A New Era:  The Max M. Fisher Music Center

The Detroit Symphony Orchestra entered a new era on October 11, 2003 with the opening of the Max M. Fisher Music Center. “The Max” became a new music center complex combining the restored and modernized Orchestra Hall (the Orchestra's home once again since 1989) and a 135,000-square-foot facility that includes The Music Box, a 450-seat second performance hall with variable configurations, the Jacob Bernard Pincus Music Education Center, which supports the DSO’s Civic Youth Ensembles and other educational activities, and additional performance, backstage, administrative, and rental spaces.

Directly behind the Max is the Detroit School for the Arts, completed in 2005.  This magnet public high school and broadcast technology complex also features the home of WRCJ 90.9 FM, Detroit’s classical and jazz music station that is managed by Detroit Public Television.
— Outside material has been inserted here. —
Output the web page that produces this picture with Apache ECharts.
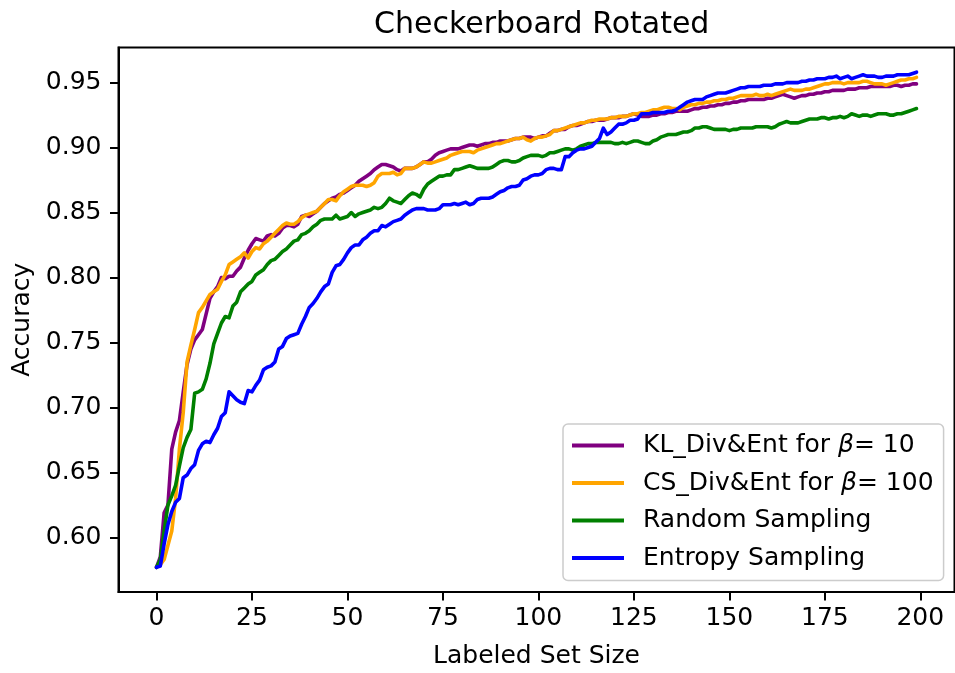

The opening of the Max sparked the development of Woodward Avenue and Detroit's Midtown neighborhood that continues today.  All around the Max new commerical, residential, educational and cultural facitlies are opening with a pace unrivaled in modern Detroit history.
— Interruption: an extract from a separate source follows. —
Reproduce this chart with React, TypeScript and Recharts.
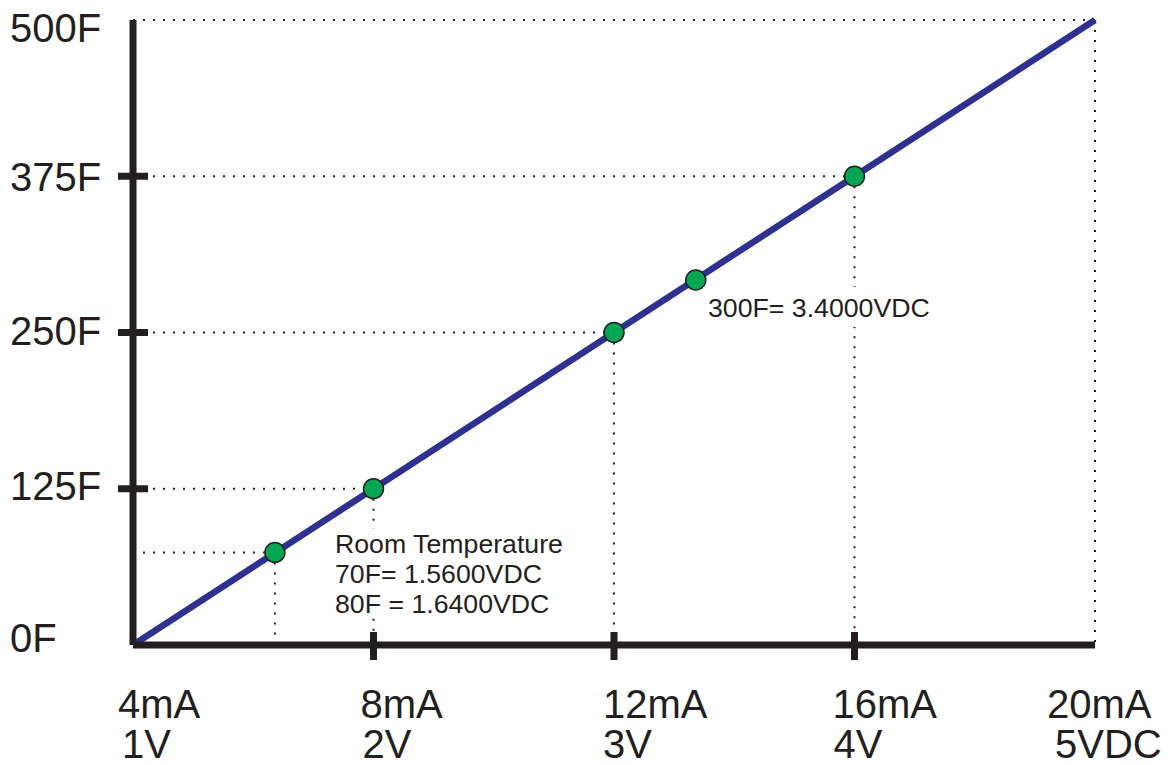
import { ComposedChart, Line, Scatter, XAxis, YAxis, ReferenceLine } from 'recharts'

const xTicks = [1, 2, 3, 4, 5]
const currentLabels = ['4mA', '8mA', '12mA', '16mA', '20mA']
const voltLabels = ['1V', '2V', '3V', '4V', '5VDC']

const yTicks = [0, 125, 250, 375, 500]
const tempLabels = ['0F', '125F', '250F', '375F', '500F']

const lineVolts = [1, 5]
const lineTemps = [0, 500]

const pointVolts = [1.59, 2, 3, 3.34, 4]
const pointTemps = [74, 125, 250, 292, 375]

const guideVolts = [1.59, 2, 3, 4, 5]
const guideTemps = [74, 125, 250, 375, 500]

const lineData = lineVolts.map((v, i) => ({ v, t: lineTemps[i] }))
const pointData = pointVolts.map((v, i) => ({ v, t: pointTemps[i] }))

const INK = '#231f20'
const FONT = 'Liberation Sans, Arial, Helvetica, sans-serif'

// label nudges
const topLineDx = [-15, -13, -11, -22, -48]
const bottomLineDx = [-11, -11, -11, -21, -40]
const yLabelDy = [7, 11, 12, 15, 22]

function XTick(props: any) {
  const { x, y, payload } = props
  const i = xTicks.indexOf(payload.value)
  const inner = i > 0 && i < xTicks.length - 1
  return (
    <g>
      {inner && <line x1={x} x2={x} y1={y - 13} y2={y + 15} stroke={INK} strokeWidth={7} />}
      <text x={x + topLineDx[i]} y={y + 73} fontSize={40} fontFamily={FONT} fill={INK}>
        {currentLabels[i]}
      </text>
      <text x={x + bottomLineDx[i]} y={y + 113} fontSize={40} fontFamily={FONT} fill={INK}>
        {voltLabels[i]}
      </text>
    </g>
  )
}

function YTick(props: any) {
  const { x, y, payload } = props
  const i = yTicks.indexOf(payload.value)
  const inner = i > 0 && i < yTicks.length - 1
  return (
    <g>
      {inner && <line x1={x - 15} x2={x + 15} y1={y} y2={y} stroke={INK} strokeWidth={7} />}
      <text x={x - 123} y={y + yLabelDy[i]} fontSize={40} fontFamily={FONT} fill={INK}>
        {tempLabels[i]}
      </text>
    </g>
  )
}

const Dot = (props: any) => (
  <circle cx={props.cx} cy={props.cy} r={10} fill="#00a651" stroke={INK} strokeWidth={1.5} />
)

export default function App() {
  return (
    <div style={{ position: 'fixed', left: 0, top: 0, width: 1168, height: 765, background: '#fff' }}>
      <ComposedChart
        width={1168}
        height={765}
        margin={{ top: 20, right: 73, bottom: 119, left: 132 }}
      >
        <XAxis
          type="number"
          dataKey="v"
          domain={[1, 5]}
          ticks={xTicks}
          interval={0}
          height={1}
          tickSize={0}
          tickMargin={0}
          tickLine={false}
          axisLine={{ stroke: INK, strokeWidth: 7 }}
          tick={<XTick />}
        />
        <YAxis
          type="number"
          dataKey="t"
          domain={[0, 500]}
          ticks={yTicks}
          interval={0}
          width={1}
          tickSize={0}
          tickMargin={0}
          tickLine={false}
          axisLine={{ stroke: INK, strokeWidth: 7 }}
          tick={<YTick />}
        />
        {guideVolts.map((v, i) => (
          <ReferenceLine
            key={'h' + i}
            segment={[{ x: 1, y: guideTemps[i] }, { x: v, y: guideTemps[i] }]}
            stroke={INK}
            strokeWidth={2}
            strokeDasharray="2 8"
          />
        ))}
        {guideVolts.map((v, i) => (
          <ReferenceLine
            key={'v' + i}
            segment={[{ x: v, y: guideTemps[i] }, { x: v, y: 0 }]}
            stroke={INK}
            strokeWidth={2}
            strokeDasharray="2 8"
          />
        ))}
        <Line
          data={lineData}
          dataKey="t"
          stroke="#2e3192"
          strokeWidth={6.5}
          dot={false}
          activeDot={false}
          isAnimationActive={false}
        />
        <Scatter data={pointData} dataKey="t" shape={<Dot />} isAnimationActive={false} />
      </ComposedChart>
      <svg
        width={1168}
        height={765}
        style={{ position: 'absolute', left: 0, top: 0, pointerEvents: 'none' }}
      >
        <rect x={330} y={529} width={245} height={86} fill="#fff" />
        <rect x={703} y={287} width={240} height={40} fill="#fff" />
        <g fontFamily={FONT} fontSize={26.7} fill={INK}>
          <text x={335} y={553}>Room Temperature</text>
          <text x={335} y={583}>70F= 1.5600VDC</text>
          <text x={335} y={613}>80F = 1.6400VDC</text>
          <text x={708} y={317}>300F= 3.4000VDC</text>
        </g>
      </svg>
    </div>
  )
}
The Max ushered in one new era but also marked the end of another: acclaimed and jovial Estonian conductor Neeme Järvi, Music Director of the DSO since 1990, stepped down from his post at the end of 2005. Esteemed conductor Leonard Slatkin, called "America’s Music Director" by The Los Angeles Times, became the DSO’s 12th Music Director in 2008 and conductor, trumpeter, and arranger Jeff Tyzik was appointed Principal Pops Conductor in 2012.

While the DSO's home remains at the Max and Orchestra Hall, its committment to accessiblity brings it to venues all across southeast Michigan through its Neighborhood Residency Initiative and to music lovers worldwide via the free Live from Orchestra Hall webcast series at dso.org/live, the only such offering by any orchestra on the planet.